__SUPPLIED MATERIAL__
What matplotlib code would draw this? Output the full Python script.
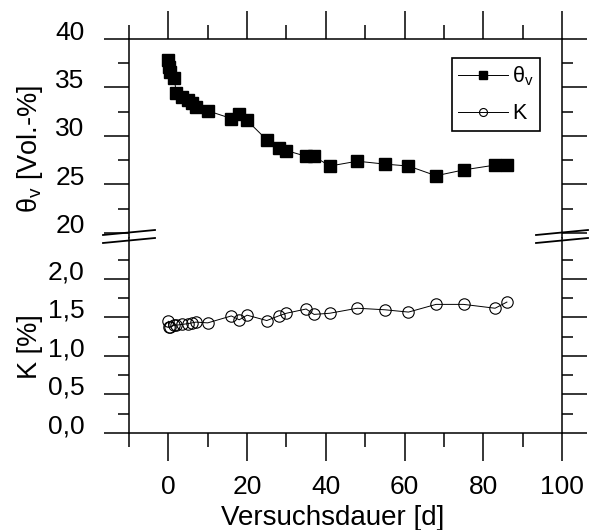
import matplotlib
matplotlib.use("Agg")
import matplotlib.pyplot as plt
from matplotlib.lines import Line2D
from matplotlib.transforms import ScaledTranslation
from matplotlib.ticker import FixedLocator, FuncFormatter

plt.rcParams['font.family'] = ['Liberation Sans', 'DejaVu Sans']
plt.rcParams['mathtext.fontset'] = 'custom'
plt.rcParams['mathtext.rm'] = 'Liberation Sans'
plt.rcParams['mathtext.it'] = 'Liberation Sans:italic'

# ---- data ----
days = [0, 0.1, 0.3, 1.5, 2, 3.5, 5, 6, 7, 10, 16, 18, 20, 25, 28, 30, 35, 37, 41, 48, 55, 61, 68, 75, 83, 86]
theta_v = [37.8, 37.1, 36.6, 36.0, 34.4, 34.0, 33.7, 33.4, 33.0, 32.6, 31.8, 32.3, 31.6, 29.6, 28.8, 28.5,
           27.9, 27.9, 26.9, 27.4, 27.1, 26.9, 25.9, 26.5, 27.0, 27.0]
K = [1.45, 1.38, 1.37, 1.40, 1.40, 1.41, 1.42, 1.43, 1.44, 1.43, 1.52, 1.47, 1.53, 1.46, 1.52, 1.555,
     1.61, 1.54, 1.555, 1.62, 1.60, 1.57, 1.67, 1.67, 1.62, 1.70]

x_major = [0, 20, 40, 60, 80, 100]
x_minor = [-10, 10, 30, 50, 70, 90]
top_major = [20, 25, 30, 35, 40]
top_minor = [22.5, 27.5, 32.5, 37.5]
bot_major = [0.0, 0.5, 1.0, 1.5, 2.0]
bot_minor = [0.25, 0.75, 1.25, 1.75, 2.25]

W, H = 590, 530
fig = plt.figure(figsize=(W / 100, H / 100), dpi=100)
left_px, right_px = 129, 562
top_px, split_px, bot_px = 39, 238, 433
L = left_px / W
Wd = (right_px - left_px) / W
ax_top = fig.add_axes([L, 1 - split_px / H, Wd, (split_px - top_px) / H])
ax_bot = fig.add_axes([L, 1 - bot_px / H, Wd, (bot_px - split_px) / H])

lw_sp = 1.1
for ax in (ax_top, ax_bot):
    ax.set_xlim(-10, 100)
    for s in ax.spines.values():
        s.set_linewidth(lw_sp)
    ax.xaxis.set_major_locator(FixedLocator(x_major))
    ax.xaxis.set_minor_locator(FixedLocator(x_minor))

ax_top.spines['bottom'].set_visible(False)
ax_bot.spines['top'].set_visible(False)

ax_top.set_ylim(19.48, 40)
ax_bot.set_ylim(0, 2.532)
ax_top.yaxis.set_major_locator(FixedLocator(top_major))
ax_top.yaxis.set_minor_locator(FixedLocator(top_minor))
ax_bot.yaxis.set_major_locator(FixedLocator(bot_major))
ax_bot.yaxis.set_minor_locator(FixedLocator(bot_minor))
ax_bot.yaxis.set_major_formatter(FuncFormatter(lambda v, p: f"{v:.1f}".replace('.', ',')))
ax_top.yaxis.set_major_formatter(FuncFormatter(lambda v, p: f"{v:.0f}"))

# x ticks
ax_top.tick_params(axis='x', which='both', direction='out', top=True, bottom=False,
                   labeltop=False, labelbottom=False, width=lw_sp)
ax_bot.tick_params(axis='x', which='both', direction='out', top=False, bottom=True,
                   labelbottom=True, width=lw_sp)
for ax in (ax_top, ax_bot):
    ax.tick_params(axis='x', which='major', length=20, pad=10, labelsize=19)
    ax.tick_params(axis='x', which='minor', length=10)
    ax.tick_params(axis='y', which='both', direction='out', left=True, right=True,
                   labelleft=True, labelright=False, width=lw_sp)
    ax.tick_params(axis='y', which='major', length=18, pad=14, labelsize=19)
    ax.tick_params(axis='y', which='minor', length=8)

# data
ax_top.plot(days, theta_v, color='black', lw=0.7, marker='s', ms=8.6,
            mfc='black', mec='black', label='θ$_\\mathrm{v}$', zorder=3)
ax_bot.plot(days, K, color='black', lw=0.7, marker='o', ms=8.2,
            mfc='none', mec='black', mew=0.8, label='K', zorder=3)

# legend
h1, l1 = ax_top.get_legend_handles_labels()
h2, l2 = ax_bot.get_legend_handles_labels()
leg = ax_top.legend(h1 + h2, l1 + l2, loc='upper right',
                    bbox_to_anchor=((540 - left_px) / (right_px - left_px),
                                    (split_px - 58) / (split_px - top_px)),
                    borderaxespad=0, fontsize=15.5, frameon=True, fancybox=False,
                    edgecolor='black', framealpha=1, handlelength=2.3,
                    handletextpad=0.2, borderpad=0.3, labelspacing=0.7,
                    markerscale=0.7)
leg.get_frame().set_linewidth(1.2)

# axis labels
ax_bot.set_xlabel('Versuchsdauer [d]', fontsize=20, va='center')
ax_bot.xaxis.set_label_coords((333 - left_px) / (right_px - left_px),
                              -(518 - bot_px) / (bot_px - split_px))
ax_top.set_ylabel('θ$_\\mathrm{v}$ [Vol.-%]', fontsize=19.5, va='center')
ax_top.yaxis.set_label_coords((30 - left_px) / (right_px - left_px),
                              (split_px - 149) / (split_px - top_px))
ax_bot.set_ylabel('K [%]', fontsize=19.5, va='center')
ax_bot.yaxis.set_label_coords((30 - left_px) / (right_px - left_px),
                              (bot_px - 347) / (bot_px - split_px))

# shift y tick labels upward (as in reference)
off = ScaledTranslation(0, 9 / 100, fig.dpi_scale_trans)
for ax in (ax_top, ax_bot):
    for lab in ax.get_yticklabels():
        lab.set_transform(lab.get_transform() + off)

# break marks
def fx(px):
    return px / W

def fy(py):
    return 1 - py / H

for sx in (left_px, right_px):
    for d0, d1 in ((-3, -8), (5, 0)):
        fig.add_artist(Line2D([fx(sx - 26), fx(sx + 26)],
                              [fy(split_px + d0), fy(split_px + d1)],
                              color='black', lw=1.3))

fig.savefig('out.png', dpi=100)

__TASK TO CARRY OUT__
Repeat the material exactly as it reads, without any of its pictures.

__REPLY__
What matplotlib code would draw this? Output the full Python script.
import matplotlib
matplotlib.use("Agg")
import matplotlib.pyplot as plt
from matplotlib.lines import Line2D
from matplotlib.transforms import ScaledTranslation
from matplotlib.ticker import FixedLocator, FuncFormatter

plt.rcParams['font.family'] = ['Liberation Sans', 'DejaVu Sans']
plt.rcParams['mathtext.fontset'] = 'custom'
plt.rcParams['mathtext.rm'] = 'Liberation Sans'
plt.rcParams['mathtext.it'] = 'Liberation Sans:italic'

# ---- data ----
days = [0, 0.1, 0.3, 1.5, 2, 3.5, 5, 6, 7, 10, 16, 18, 20, 25, 28, 30, 35, 37, 41, 48, 55, 61, 68, 75, 83, 86]
theta_v = [37.8, 37.1, 36.6, 36.0, 34.4, 34.0, 33.7, 33.4, 33.0, 32.6, 31.8, 32.3, 31.6, 29.6, 28.8, 28.5,
           27.9, 27.9, 26.9, 27.4, 27.1, 26.9, 25.9, 26.5, 27.0, 27.0]
K = [1.45, 1.38, 1.37, 1.40, 1.40, 1.41, 1.42, 1.43, 1.44, 1.43, 1.52, 1.47, 1.53, 1.46, 1.52, 1.555,
     1.61, 1.54, 1.555, 1.62, 1.60, 1.57, 1.67, 1.67, 1.62, 1.70]

x_major = [0, 20, 40, 60, 80, 100]
x_minor = [-10, 10, 30, 50, 70, 90]
top_major = [20, 25, 30, 35, 40]
top_minor = [22.5, 27.5, 32.5, 37.5]
bot_major = [0.0, 0.5, 1.0, 1.5, 2.0]
bot_minor = [0.25, 0.75, 1.25, 1.75, 2.25]

W, H = 590, 530
fig = plt.figure(figsize=(W / 100, H / 100), dpi=100)
left_px, right_px = 129, 562
top_px, split_px, bot_px = 39, 238, 433
L = left_px / W
Wd = (right_px - left_px) / W
ax_top = fig.add_axes([L, 1 - split_px / H, Wd, (split_px - top_px) / H])
ax_bot = fig.add_axes([L, 1 - bot_px / H, Wd, (bot_px - split_px) / H])

lw_sp = 1.1
for ax in (ax_top, ax_bot):
    ax.set_xlim(-10, 100)
    for s in ax.spines.values():
        s.set_linewidth(lw_sp)
    ax.xaxis.set_major_locator(FixedLocator(x_major))
    ax.xaxis.set_minor_locator(FixedLocator(x_minor))

ax_top.spines['bottom'].set_visible(False)
ax_bot.spines['top'].set_visible(False)

ax_top.set_ylim(19.48, 40)
ax_bot.set_ylim(0, 2.532)
ax_top.yaxis.set_major_locator(FixedLocator(top_major))
ax_top.yaxis.set_minor_locator(FixedLocator(top_minor))
ax_bot.yaxis.set_major_locator(FixedLocator(bot_major))
ax_bot.yaxis.set_minor_locator(FixedLocator(bot_minor))
ax_bot.yaxis.set_major_formatter(FuncFormatter(lambda v, p: f"{v:.1f}".replace('.', ',')))
ax_top.yaxis.set_major_formatter(FuncFormatter(lambda v, p: f"{v:.0f}"))

# x ticks
ax_top.tick_params(axis='x', which='both', direction='out', top=True, bottom=False,
                   labeltop=False, labelbottom=False, width=lw_sp)
ax_bot.tick_params(axis='x', which='both', direction='out', top=False, bottom=True,
                   labelbottom=True, width=lw_sp)
for ax in (ax_top, ax_bot):
    ax.tick_params(axis='x', which='major', length=20, pad=10, labelsize=19)
    ax.tick_params(axis='x', which='minor', length=10)
    ax.tick_params(axis='y', which='both', direction='out', left=True, right=True,
                   labelleft=True, labelright=False, width=lw_sp)
    ax.tick_params(axis='y', which='major', length=18, pad=14, labelsize=19)
    ax.tick_params(axis='y', which='minor', length=8)

# data
ax_top.plot(days, theta_v, color='black', lw=0.7, marker='s', ms=8.6,
            mfc='black', mec='black', label='θ$_\\mathrm{v}$', zorder=3)
ax_bot.plot(days, K, color='black', lw=0.7, marker='o', ms=8.2,
            mfc='none', mec='black', mew=0.8, label='K', zorder=3)

# legend
h1, l1 = ax_top.get_legend_handles_labels()
h2, l2 = ax_bot.get_legend_handles_labels()
leg = ax_top.legend(h1 + h2, l1 + l2, loc='upper right',
                    bbox_to_anchor=((540 - left_px) / (right_px - left_px),
                                    (split_px - 58) / (split_px - top_px)),
                    borderaxespad=0, fontsize=15.5, frameon=True, fancybox=False,
                    edgecolor='black', framealpha=1, handlelength=2.3,
                    handletextpad=0.2, borderpad=0.3, labelspacing=0.7,
                    markerscale=0.7)
leg.get_frame().set_linewidth(1.2)

# axis labels
ax_bot.set_xlabel('Versuchsdauer [d]', fontsize=20, va='center')
ax_bot.xaxis.set_label_coords((333 - left_px) / (right_px - left_px),
                              -(518 - bot_px) / (bot_px - split_px))
ax_top.set_ylabel('θ$_\\mathrm{v}$ [Vol.-%]', fontsize=19.5, va='center')
ax_top.yaxis.set_label_coords((30 - left_px) / (right_px - left_px),
                              (split_px - 149) / (split_px - top_px))
ax_bot.set_ylabel('K [%]', fontsize=19.5, va='center')
ax_bot.yaxis.set_label_coords((30 - left_px) / (right_px - left_px),
                              (bot_px - 347) / (bot_px - split_px))

# shift y tick labels upward (as in reference)
off = ScaledTranslation(0, 9 / 100, fig.dpi_scale_trans)
for ax in (ax_top, ax_bot):
    for lab in ax.get_yticklabels():
        lab.set_transform(lab.get_transform() + off)

# break marks
def fx(px):
    return px / W

def fy(py):
    return 1 - py / H

for sx in (left_px, right_px):
    for d0, d1 in ((-3, -8), (5, 0)):
        fig.add_artist(Line2D([fx(sx - 26), fx(sx + 26)],
                              [fy(split_px + d0), fy(split_px + d1)],
                              color='black', lw=1.3))

fig.savefig('out.png', dpi=100)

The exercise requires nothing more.